Before the governor’s departure, Democrat Assemblyman Eduardo García took part in Newsom’s event Friday of the enactment of historic, world-leading $54 billion climate change bills. Those proposals are expected to create millions of jobs while accelerating California’s clean energy transition, improving environmental conditions and public health, and protecting vulnerable communities against the climate crisis.

However, the Governor’s Office decided the New River is not part of such issues.

On Sunday, the former San Francisco Mayor announced the veto of AB 2248, Garcia’s bill that would have appropriated $100 million that would have been split between the New River and the Tijuana River.

The proposed bill would have made the State of California, through the California-Mexico Border Relations Council, led by the Secretary for Environmental Protection, spend the millionaire funds to improve the conditions of the most polluted watercourse in North America.

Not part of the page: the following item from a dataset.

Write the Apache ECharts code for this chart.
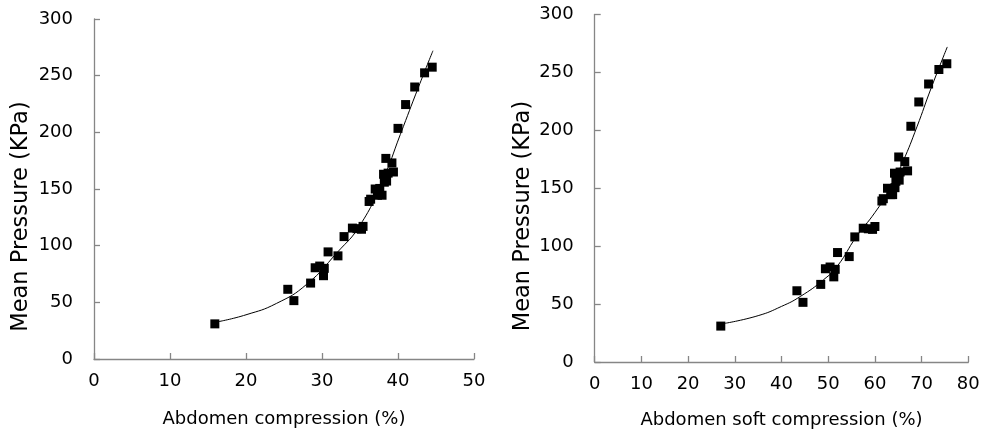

The Council is required by law to develop strategic plans to direct a project to study, monitor, remediate and improve the water quality of the New River. Although it is true that the state has already delivered several million to rehabilitate the river, the truth is that much remains to be done to improve its conditions. AB 2248 funds would have been assigned to projects in the United States, Mexico, Baja California, Tijuana or Mexicali, with accountability and surveillance mechanisms.

“The Legislature sent measures with potential costs of well over $20 billion in one-time spending commitments and more than $10 billion in ongoing commitments not accounted for in the state budget,” Gov. Newsom wrote in his veto message. “My Administration remains committed to addressing water quality and environmental equity issues at cross-border rivers, which is why I have supported funding this work.”

According to the governor, with the state facing lower-than-expected revenues over the first few months of this fiscal year, it is important to remain disciplined. So, additional funding should be considered as part of the annual budget process, he added.

“Bills with significant fiscal impact, such as this measure, should be considered and accounted for as part of the annual budget process,” the Governor detailed. “For these reasons, I cannot sign this bill.”

Back in May, when the bill was overwhelmingly approved by the Assembly, García said the improvements proposed are a matter of public health and environmental justice urgency for our shared border communities.

“For too long, residents living alongside our borders have faced disproportionate consequences of cross-border pollution, and we have been fighting for the resources needed to rectify these disparities,” Assemblymember Garcia said back then, when he called community members to help advocate in support of AB 2248, along with the matching budget request. “It will take all hands on deck to deliver these critical New River water quality improvement funds.”

Apparently, such disparities are not part of the Democratic gubernatorial candidate of California.